Celebrating The History of Female Physicians
Every February we celebrate National Women Physicians Day. In honor of women physicians—this month and throughout the year—we’re highlighting a few of the trailblazing female physicians whose contributions have helped shape modern medicine.

Dr. Elizabeth Blackwell Becomes First U.S. Female Physician in 1849
It’s been 177 years since Dr. Elizabeth Blackwell earned her medical degree. Her birthday, Feb. 3, is designated as National Women Physicians Day, a time to celebrate her and all women physicians.
In her book, Pioneer Work in Opening the Medical Profession to Women, Blackwell shared that she was initially repelled by the idea of studying medicine. Her mind was changed when a friend who was dying suggested she would have been spared her worst suffering if her physician had been a woman.
Blackwell was turned away from more than a dozen medical schools before being accepted at Geneva Medical in New York—but only after the all-male student body jokingly voted yes when asked whether admitting a female student was acceptable.
Blackwell graduated top of her class in 1849. In 1857, she co-founded the New York Infirmary for Indigent Women and Children to serve the poor.
Female Physicians Comprise 37% of Workforce
Blackwell expressed optimism about the future of female physicians when they comprised 10% of all physicians by 1914. However, that percentage dropped over the intervening decades until 1980, when nearly 12% of all physicians were female. The trajectory has been upward ever since, with a 37% female physician workforce by 2021, up from 28% in 2007. By the 2023-24 academic year, more than 55% of the country’s medical students were female.
First Black Woman Doctor in U.S.
Dr. Rebecca Lee Crumpler, earned her medical degree in 1864 from the New England Medical College during the Civil War. After the war, she moved to Richmond, Virginia, to care for freed slaves in the Confederate state. She is remembered for the Book of Medical Disclosures, one of the first medical publications by a Black author.
Treating Patients on the Omaha Reservation
The discrimination Dr. Susan La Flesche Picotte saw inspired her to become the first Native American woman in the U.S. to earn a medical degree, graduating at the top of her class in 1889. She was also the first person to receive federal aid for professional education.
In 1894, La Flesche Picotte set up a thriving private practice in Bancroft, Nebraska, where she treated white and nonwhite patients. In 1915, she opened a hospital in the reservation town of Walthill, Nebraska, which now houses a museum dedicated to her and the Omaha tribe to which she belonged.

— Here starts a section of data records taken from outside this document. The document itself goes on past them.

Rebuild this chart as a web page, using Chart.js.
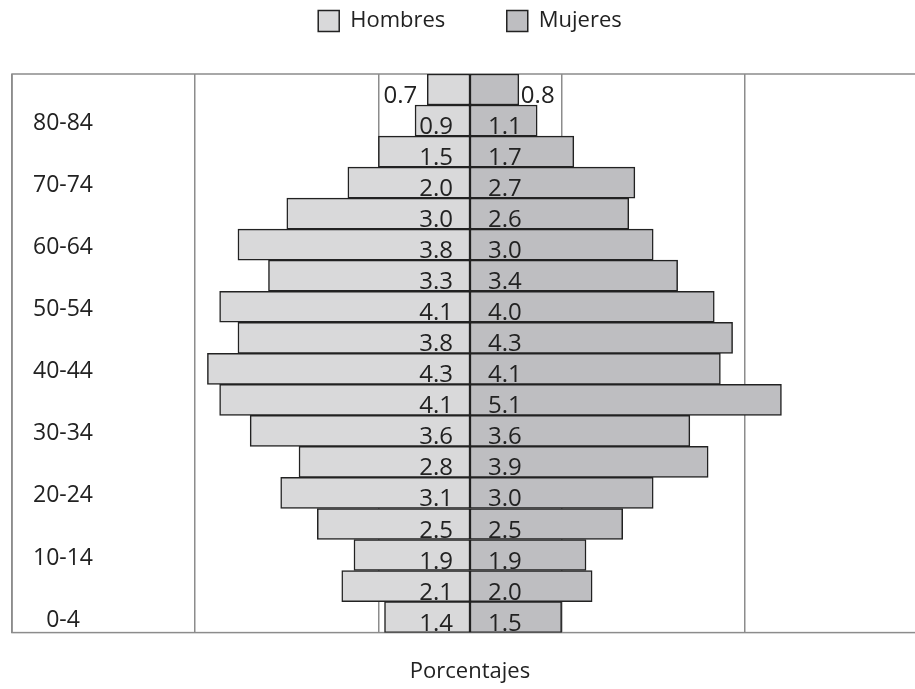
<!DOCTYPE html>
<html>
<head>
<meta charset="utf-8">
<script src="https://cdn.jsdelivr.net/npm/chart.js@4.4.1/dist/chart.umd.min.js"></script>
<style>
  html, body { margin: 0; padding: 0; background: #fff; overflow: hidden; }
  #wrap { position: relative; width: 940px; height: 689px; }
</style>
</head>
<body>
<div id="wrap"><canvas id="pyramid"></canvas></div>
<script>
// age groups from the bottom of the pyramid upward
var ageGroups = ['0-4', '5-9', '10-14', '15-19', '20-24', '25-29', '30-34', '35-39', '40-44',
                 '45-49', '50-54', '55-59', '60-64', '65-69', '70-74', '75-79', '80-84', '85+'];
var hombres = [1.4, 2.1, 1.9, 2.5, 3.1, 2.8, 3.6, 4.1, 4.3, 3.8, 4.1, 3.3, 3.8, 3.0, 2.0, 1.5, 0.9, 0.7];
var mujeres = [1.5, 2.0, 1.9, 2.5, 3.0, 3.9, 3.6, 5.1, 4.1, 4.3, 4.0, 3.4, 3.0, 2.6, 2.7, 1.7, 1.1, 0.8];
var xGridTicks = [-7.5, -4.5, -1.5, 1.5, 4.5, 7.5];

Chart.defaults.font.family = "'Open Sans', sans-serif";
Chart.defaults.color = '#222';

// push the plot down below the legend
var legendGap = {
	id: 'legendGap',
	beforeInit: function(chart) {
		var fit = chart.legend.fit;
		chart.legend.fit = function() {
			fit.bind(chart.legend)();
			this.height += 32;
		};
	}
};

// gray frame round the plot area
var frame = {
	id: 'frame',
	beforeDatasetsDraw: function(chart) {
		var a = chart.chartArea, ctx = chart.ctx;
		ctx.save();
		ctx.strokeStyle = '#8c8c8c';
		ctx.lineWidth = 1.5;
		ctx.strokeRect(a.left, a.top, a.right - a.left, a.bottom - a.top);
		ctx.restore();
	}
};

// value labels next to the centre line
var valueLabels = {
	id: 'valueLabels',
	afterDatasetsDraw: function(chart) {
		var ctx = chart.ctx;
		var series = [hombres, mujeres];
		ctx.save();
		ctx.font = "24px 'Open Sans', sans-serif";
		ctx.fillStyle = '#222';
		ctx.textBaseline = 'alphabetic';
		series.forEach(function(values, d) {
			chart.getDatasetMeta(d).data.forEach(function(bar, i) {
				var p = bar.getProps(['x', 'base', 'y', 'height'], true);
				var v = values[i];
				var small = v < 0.85;
				var ty = p.y + p.height / 2 - 2;
				var tx;
				if (d === 0) {
					ctx.textAlign = 'right';
					tx = small ? p.x - 10 : p.base - 17;
				} else {
					ctx.textAlign = 'left';
					tx = small ? p.x + 2 : p.base + 18;
				}
				ctx.fillText(v.toFixed(1), tx, ty);
			});
		});
		ctx.restore();
	}
};

var ctx = document.getElementById('pyramid').getContext('2d');
var myChart = new Chart(ctx, {
	type: 'bar',
	data: {
		labels: ageGroups,
		datasets: [{
			label: 'Hombres\u00a0\u00a0\u00a0\u00a0\u00a0\u00a0\u00a0\u00a0\u00a0',
			data: hombres.map(function(v) { return -v; }),
			backgroundColor: '#d9d9da',
			borderColor: '#222',
			borderWidth: 1.5,
			borderSkipped: false,
			barPercentage: 1,
			categoryPercentage: 1
		}, {
			label: 'Mujeres',
			data: mujeres,
			backgroundColor: '#bebec1',
			borderColor: '#222',
			borderWidth: 1.5,
			borderSkipped: false,
			barPercentage: 1,
			categoryPercentage: 1
		}]
	},
	options: {
		indexAxis: 'y',
		responsive: true,
		maintainAspectRatio: false,
		animation: false,
		layout: { padding: { left: 12, right: 12, top: 0, bottom: 0 } },
		plugins: {
			legend: {
				position: 'top',
				labels: {
					boxWidth: 21,
					boxHeight: 21,
					padding: 10,
					font: { size: 22 },
					color: '#222'
				}
			},
			tooltip: { enabled: false }
		},
		scales: {
			x: {
				stacked: true,
				min: -7.5,
				max: 7.5,
				afterBuildTicks: function(scale) {
					scale.ticks = xGridTicks.map(function(v) { return { value: v }; });
				},
				ticks: { display: false },
				grid: { color: '#8c8c8c', lineWidth: 1.5, drawTicks: false },
				border: { display: false },
				title: {
					display: true,
					text: 'Porcentajes',
					font: { size: 22 },
					color: '#222',
					padding: { top: 26, bottom: 4 }
				}
			},
			y: {
				stacked: true,
				reverse: true,
				afterFit: function(scale) { scale.width = 0; },
				grid: { display: false, drawTicks: false },
				border: { display: false },
				ticks: {
					mirror: true,
					crossAlign: 'center',
					padding: 21,
					labelOffset: 3,
					autoSkip: false,
					font: { size: 23 },
					color: '#222',
					callback: function(val, i) { return i % 2 === 0 ? ageGroups[i] : ''; }
				}
			}
		}
	},
	plugins: [legendGap, frame, valueLabels]
});
</script>
</body>
</html>
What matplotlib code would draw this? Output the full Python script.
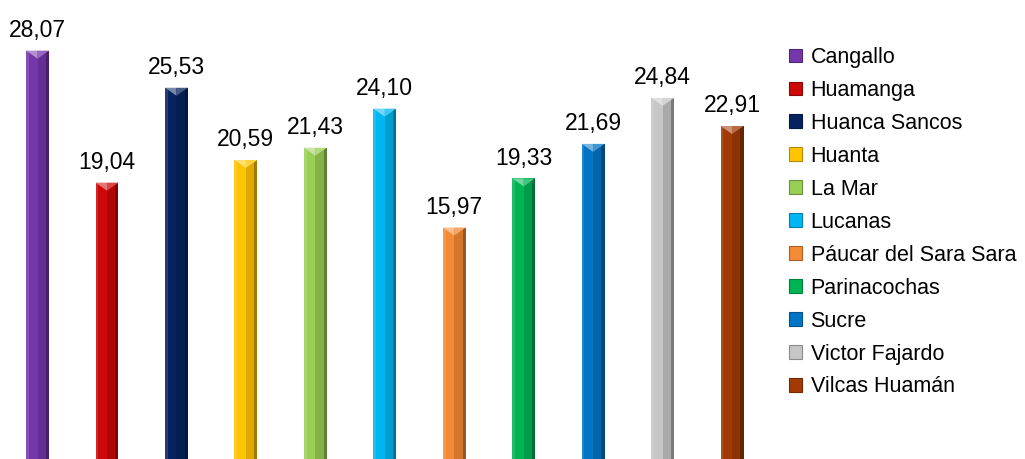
import matplotlib.pyplot as plt
from matplotlib.patches import Patch, Polygon
import matplotlib.colors as mcolors
import numpy as np

plt.rcParams['font.family'] = ['Liberation Sans', 'DejaVu Sans']

# Provincias y valores
provincias = ["Cangallo", "Huamanga", "Huanca Sancos", "Huanta", "La Mar", "Lucanas",
              "Páucar del Sara Sara", "Parinacochas", "Sucre", "Victor Fajardo", "Vilcas Huamán"]
valores = [28.07, 19.04, 25.53, 20.59, 21.43, 24.10, 15.97, 19.33, 21.69, 24.84, 22.91]
colores = ["#7535AB", "#CC0808", "#06235F", "#FFC400", "#9ACF55", "#00B6F2",
           "#F58A36", "#00B454", "#0274C6", "#C6C6C6", "#A33A06"]


def tono(color, f):
    """Aclara (f>1) u oscurece (f<1) un color"""
    r, g, b = mcolors.to_rgb(color)
    if f < 1:
        return (r * f, g * f, b * f)
    t = f - 1
    return (r + (1 - r) * t, g + (1 - g) * t, b + (1 - b) * t)


fig = plt.figure(figsize=(10.25, 4.59), dpi=100)
ax = fig.add_axes([2.8 / 1025, 0, 764 / 1025, 1])

x = np.arange(len(valores))
ancho = 0.33
px = 14.62  # pixeles por unidad en y
punta = 8 / px

# Barra base (cara izquierda)
barras = ax.bar(x, valores, width=ancho, color=colores, zorder=2)

for b, v, c in zip(barras, valores, colores):
    x0 = b.get_x()
    w = b.get_width()
    xc = x0 + w / 2
    # cara derecha más oscura
    ax.bar(xc, v, width=w / 2, align='edge', color=tono(c, 0.86), zorder=3)
    # borde derecho
    ax.bar(x0 + w * 0.86, v, width=w * 0.14, align='edge', color=tono(c, 0.62), zorder=4)
    # brillo izquierdo
    ax.bar(x0, v, width=w * 0.12, align='edge', color=tono(c, 1.12), zorder=4)
    # punta biselada superior
    ax.add_patch(Polygon([(x0, v), (xc, v - punta), (xc, v)], closed=True,
                         color=tono(c, 1.45), zorder=5, lw=0))
    ax.add_patch(Polygon([(xc, v), (xc, v - punta), (x0 + w, v)], closed=True,
                         color=tono(c, 1.25), zorder=5, lw=0))
    ax.annotate(f"{v:.2f}".replace('.', ','), (xc, v), xytext=(0, 10), textcoords='offset points',
                ha='center', va='baseline', fontsize=16.5, color='black')

ax.set_xlim(-0.5, len(valores) - 0.5)
ax.set_ylim(0.14, 31.53)
ax.axis('off')

# Leyenda
handles = [Patch(facecolor=c, edgecolor=tono(c, 0.7), lw=0.8) for c in colores]
fig.legend(handles, provincias, loc='upper left', bbox_to_anchor=(789 / 1025, 1 - 47 / 459),
           frameon=False, fontsize=15.5, handlelength=0.6, handleheight=0.6,
           handletextpad=0.4, labelspacing=0.555, borderpad=0, borderaxespad=0)

fig.savefig("out.png", dpi=100)
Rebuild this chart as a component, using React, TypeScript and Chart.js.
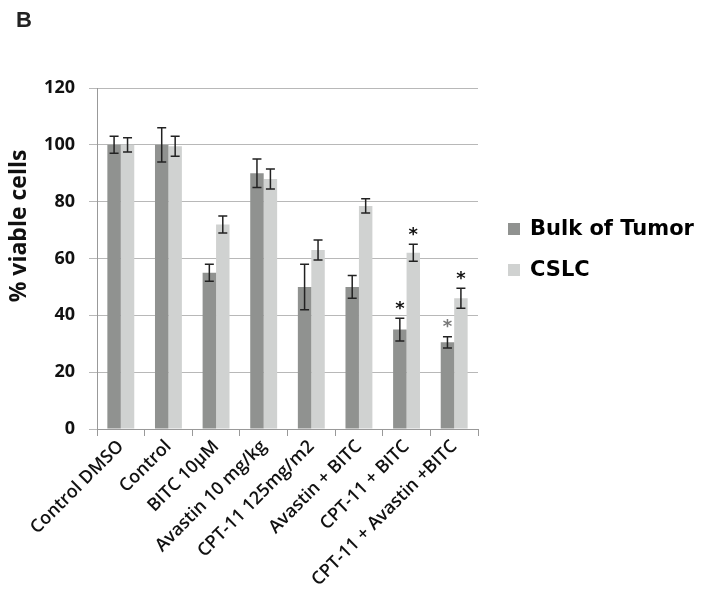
import React, { useEffect, useRef } from "react";
import { Chart, registerables } from "chart.js";

Chart.register(...registerables);

const categories = [
  "Control DMSO",
  "Control",
  "BITC 10µM",
  "Avastin 10 mg/kg",
  "CPT-11 125mg/m2",
  "Avastin + BITC",
  "CPT-11 + BITC",
  "CPT-11 + Avastin +BITC",
];
const bulkValues = [100, 100, 55, 90, 50, 50, 35, 30.5];
const bulkErrors = [3, 6, 3, 5, 8, 4, 4, 2];
const cslcValues = [100, 99.5, 72, 88, 63, 78.5, 62, 46];
const cslcErrors = [2.5, 3.5, 3, 3.5, 3.5, 2.5, 3, 3.5];
// star markers: "" none, "k" black, "g" gray
const bulkStars = ["", "", "", "", "", "", "k", "g"];
const cslcStars = ["", "", "", "", "", "", "k", "k"];
const yTicks = [0, 20, 40, 60, 80, 100, 120];
const seriesNames = ["Bulk of Tumor", "CSLC"];
const seriesColors = ["#909290", "#d0d2d1"];
const yTitle = "% viable cells";
const panelLetter = "B";

const errorBarPlugin = {
  id: "errorBars",
  afterDatasetsDraw(chart: any) {
    const ctx = chart.ctx;
    const yScale = chart.scales.y;
    const errs = [bulkErrors, cslcErrors];
    const vals = [bulkValues, cslcValues];
    const stars = [bulkStars, cslcStars];
    ctx.save();
    chart.data.datasets.forEach((_: any, di: number) => {
      const meta = chart.getDatasetMeta(di);
      meta.data.forEach((bar: any, i: number) => {
        const v = vals[di][i];
        const e = errs[di][i];
        const x = bar.x;
        const yTop = yScale.getPixelForValue(v + e);
        const yBot = yScale.getPixelForValue(v - e);
        ctx.strokeStyle = "#222";
        ctx.lineWidth = 1.5;
        ctx.beginPath();
        ctx.moveTo(x, yTop);
        ctx.lineTo(x, yBot);
        ctx.moveTo(x - 4.5, yTop);
        ctx.lineTo(x + 4.5, yTop);
        ctx.moveTo(x - 4.5, yBot);
        ctx.lineTo(x + 4.5, yBot);
        ctx.stroke();
        const s = stars[di][i];
        if (s) {
          ctx.fillStyle = s === "k" ? "#111" : "#777";
          ctx.font = "bold 18px 'DejaVu Sans'";
          ctx.textAlign = "center";
          ctx.textBaseline = "middle";
          ctx.fillText("*", x, yTop - 9);
        }
      });
    });
    ctx.restore();
  },
};

const decorPlugin = {
  id: "decor",
  afterDraw(chart: any) {
    const ctx = chart.ctx;
    ctx.save();
    // panel letter
    ctx.fillStyle = "#222";
    ctx.font = "bold 22px 'Liberation Sans'";
    ctx.textAlign = "left";
    ctx.textBaseline = "middle";
    ctx.fillText(panelLetter, 16, 21);
    // y axis title
    ctx.save();
    ctx.translate(19, 226);
    ctx.rotate(-Math.PI / 2);
    ctx.fillStyle = "#111";
    ctx.font = "700 23px 'Open Sans'";
    ctx.textAlign = "center";
    ctx.textBaseline = "middle";
    ctx.fillText(yTitle, 0, 0);
    ctx.restore();
    // legend
    const ys = [229, 270];
    ys.forEach((y, i) => {
      ctx.fillStyle = seriesColors[i];
      ctx.fillRect(508, y - 6, 12, 12);
      ctx.fillStyle = "#000";
      ctx.font = "bold 21px 'DejaVu Sans'";
      ctx.textAlign = "left";
      ctx.textBaseline = "middle";
      ctx.fillText(seriesNames[i], 530, y + 1);
    });
    ctx.restore();
  },
};

export default function App() {
  const ref = useRef<HTMLCanvasElement | null>(null);
  useEffect(() => {
    if (!ref.current) return;
    const chart = new Chart(ref.current, {
      type: "bar",
      data: {
        labels: categories,
        datasets: [
          {
            label: seriesNames[0],
            data: bulkValues,
            backgroundColor: seriesColors[0],
            categoryPercentage: 0.565,
            barPercentage: 1,
          },
          {
            label: seriesNames[1],
            data: cslcValues,
            backgroundColor: seriesColors[1],
            categoryPercentage: 0.565,
            barPercentage: 1,
          },
        ],
      },
      options: {
        responsive: false,
        animation: false,
        layout: { padding: { left: 0, top: 88, right: 238, bottom: 0 } },
        plugins: {
          legend: { display: false },
          tooltip: { enabled: false },
        },
        scales: {
          x: {
            grid: {
              offset: true,
              drawOnChartArea: false,
              drawTicks: true,
              tickLength: 7,
              color: "#999",
            },
            border: { display: true, color: "#999" },
            ticks: {
              minRotation: 45,
              maxRotation: 45,
              autoSkip: false,
              padding: 0,
              color: "#111",
              font: { family: "'Open Sans'", size: 18, weight: "600" },
            },
            afterFit: (s: any) => {
              s.height = 174;
            },
          },
          y: {
            min: 0,
            max: 120,
            afterBuildTicks: (s: any) => {
              s.ticks = yTicks.map((v) => ({ value: v }));
            },
            grid: {
              color: "#b8b8b8",
              drawTicks: true,
              tickLength: 8,
            },
            border: { display: true, color: "#999" },
            ticks: {
              padding: 14,
              color: "#111",
              font: { family: "'Open Sans'", size: 18, weight: "700" },
            },
            afterFit: (s: any) => {
              s.width = 97;
            },
          },
        },
      },
      plugins: [errorBarPlugin, decorPlugin],
    });
    return () => chart.destroy();
  }, []);
  return (
    <canvas
      ref={ref}
      width={716}
      height={603}
      style={{ position: "fixed", left: 0, top: 0, width: 716, height: 603, background: "#fff" }}
    />
  );
}
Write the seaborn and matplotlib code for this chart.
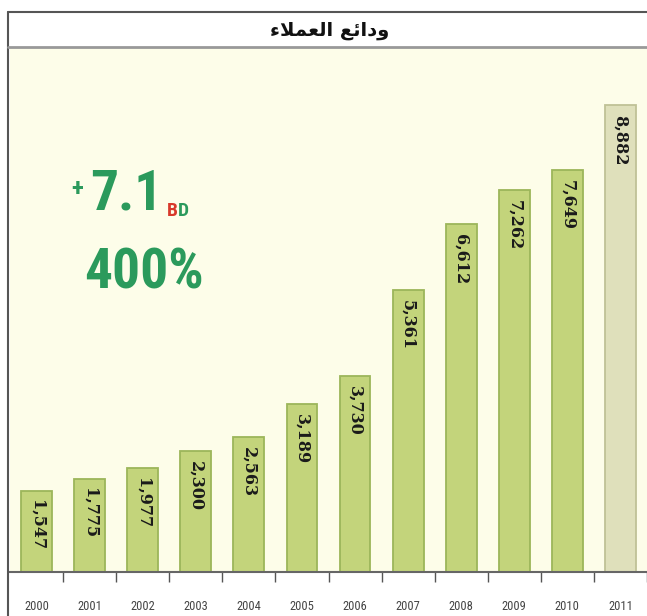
import numpy as np
import pandas as pd
import seaborn as sns
import matplotlib.pyplot as plt
from matplotlib import font_manager
from matplotlib.lines import Line2D

# data
years = ['2000', '2001', '2002', '2003', '2004', '2005',
         '2006', '2007', '2008', '2009', '2010', '2011']
deposits = [1547, 1775, 1977, 2300, 2563, 3189,
            3730, 5361, 6612, 7262, 7649, 8882]
value_labels = ['1,547', '1,775', '1,977', '2,300', '2,563', '3,189',
                '3,730', '5,361', '6,612', '7,262', '7,649', '8,882']
# "ودائع العملاء" written in shaped presentation forms, visual order
title_text = '\uFE80\uFEFC\uFEE4\uFECC\uFEDF\uFE8D \uFECA\uFE8B\uFE8D\uFEA9\uFEED'
growth_value = '7.1'
growth_pct = '400%'

bar_colors = ['#c3d47b'] * 11 + ['#dfe0bb']
edge_colors = ['#9cb65a'] * 11 + ['#bfc296']
green = '#2b9a5c'
red = '#d8392b'

sns.set_theme(style='white')

names = {f.name for f in font_manager.fontManager.ttflist}
narrow = next((n for n in ['Roboto Condensed', 'Liberation Sans Narrow', 'Open Sans Condensed']
               if n in names), 'Liberation Serif')

W, H = 647, 616
def fx(px):
    return px / W
def fy(py):
    return 1 - py / H

fig = plt.figure(figsize=(6.47, 6.16), dpi=100, facecolor='white')

# outer frame and title band
fig.add_artist(Line2D([fx(8), fx(8)], [fy(12), fy(616)], color='#555555', lw=1.5))
fig.add_artist(Line2D([fx(8), 1], [fy(12), fy(12)], color='#555555', lw=1.5))
fig.add_artist(Line2D([fx(8), 1], [fy(47), fy(47)], color='#999999', lw=2))
fig.text(fx(330), fy(30), title_text, ha='center', va='center',
         fontsize=14, fontweight='bold', family='DejaVu Sans', color='#111111')

ax = fig.add_axes([fx(10), fy(572), 1 - fx(10), fy(48) - fy(572)])
ax.set_facecolor('#fdfde9')

df = pd.DataFrame({'year': years, 'deposits': deposits})
sns.barplot(data=df, x='year', y='deposits', hue='year', palette=bar_colors,
            legend=False, width=0.58, saturation=1, ax=ax)
for patch, ec in zip(ax.patches, edge_colors):
    patch.set_edgecolor(ec)
    patch.set_linewidth(1.3)

for i, (v, lab) in enumerate(zip(deposits, value_labels)):
    ax.annotate(lab, xy=(i, v), xytext=(0, -7), textcoords='offset points',
                rotation=270, ha='center', va='top', fontsize=11.5,
                fontweight='bold', family='DejaVu Serif', color='#1a1a1a')

ax.set_xlim(-0.5, 11.47)
ax.set_ylim(0, 9970)
ax.set_xlabel('')
ax.set_ylabel('')
ax.set_yticks([])
for s in ['top', 'right', 'left']:
    ax.spines[s].set_visible(False)
ax.spines['bottom'].set_color('#666666')
ax.spines['bottom'].set_linewidth(1.5)

ax.set_xticks(np.arange(len(years)) + 0.5, minor=True)
ax.tick_params(axis='x', which='major', length=0, pad=20, labelsize=9, colors='#444444')
ax.tick_params(axis='x', which='minor', bottom=True, length=7, width=1, color='#555555')
for t in ax.get_xticklabels():
    t.set_fontfamily(narrow)

# growth callout
fig.text(fx(71), fy(196), '+', fontsize=18, fontweight='bold', color=green, family=narrow)
t71 = fig.text(fx(90), fy(210), growth_value, fontsize=40, fontweight='bold',
               color=green, family=narrow)
b = fig.add_artist(plt.Annotation('B', xy=(1, 0), xycoords=t71, xytext=(3, 1),
                                  textcoords='offset points', fontsize=14, fontweight='bold',
                                  color=red, family=narrow, va='bottom'))
fig.add_artist(plt.Annotation('D', xy=(1, 0), xycoords=b, xytext=(0.5, 0),
                              textcoords='offset points', fontsize=14, fontweight='bold',
                              color=green, family=narrow, va='bottom'))
fig.text(fx(84), fy(289), growth_pct, fontsize=40, fontweight='bold', color=green, family=narrow)

fig.savefig('out.png', dpi=100, facecolor='white')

Test for Newborns Used Worldwide
In 1952, Dr. Virginia Apgar developed the Apgar score, a test performed on newborns at one and five minutes to gauge how the baby tolerated birth and is doing outside the womb.
Apgar completed her MD in 1933 as one of just nine women at Columbia University’s medical school. In 1938, she returned to Presbyterian Hospital, where she had received post-doc training in anesthesia, as director of the Division of Anesthesia within the Department of Surgery, the first woman to head a division at the New York City hospital.
Pioneer in Clinical Cancer Chemotherapy
A cancer researcher and surgeon, Dr. Jane Cooke Wright, helped develop chemotherapy as a clinical treatment for solid tumors. Wright studied anticancer agents, developing methods to test them using patient tumor tissue and new methods for administering chemotherapy. She was the only female founding member of the American Society of Clinical Oncology in 1964. Wright was then named professor of surgery, head of the cancer chemotherapy department, and associate dean at New York Medical College, becoming the highest-ranking Black American woman at a nationally recognized medical school in the United States at that time.
Identifying Genetic Markers for Breast Cancer and Other Disorders
Dr. Mary-Claire King is an American geneticist who demonstrated that breast and ovarian cancers can be inherited due to mutations in a gene she termed BRCA1. Her work has led to widespread testing that has saved countless lives.
Since 1995, King has been the American Cancer Society Professor of the Department of Genome Sciences and of Medical Genetics at the University of Washington School of Medicine.
King also studied the potential genetic and environmental influences on other conditions, such as inherited deafness, HIV, rheumatoid arthritis, schizophrenia, and systemic lupus erythematosus.
180 Years of Medical Contributions
For nearly 180 years, women physicians have shaped medicine through innovation, advocacy, and service to underserved communities. Their contributions deserve appreciation and respect every day for the lasting impact they have on patients, science, and the future of healthcare.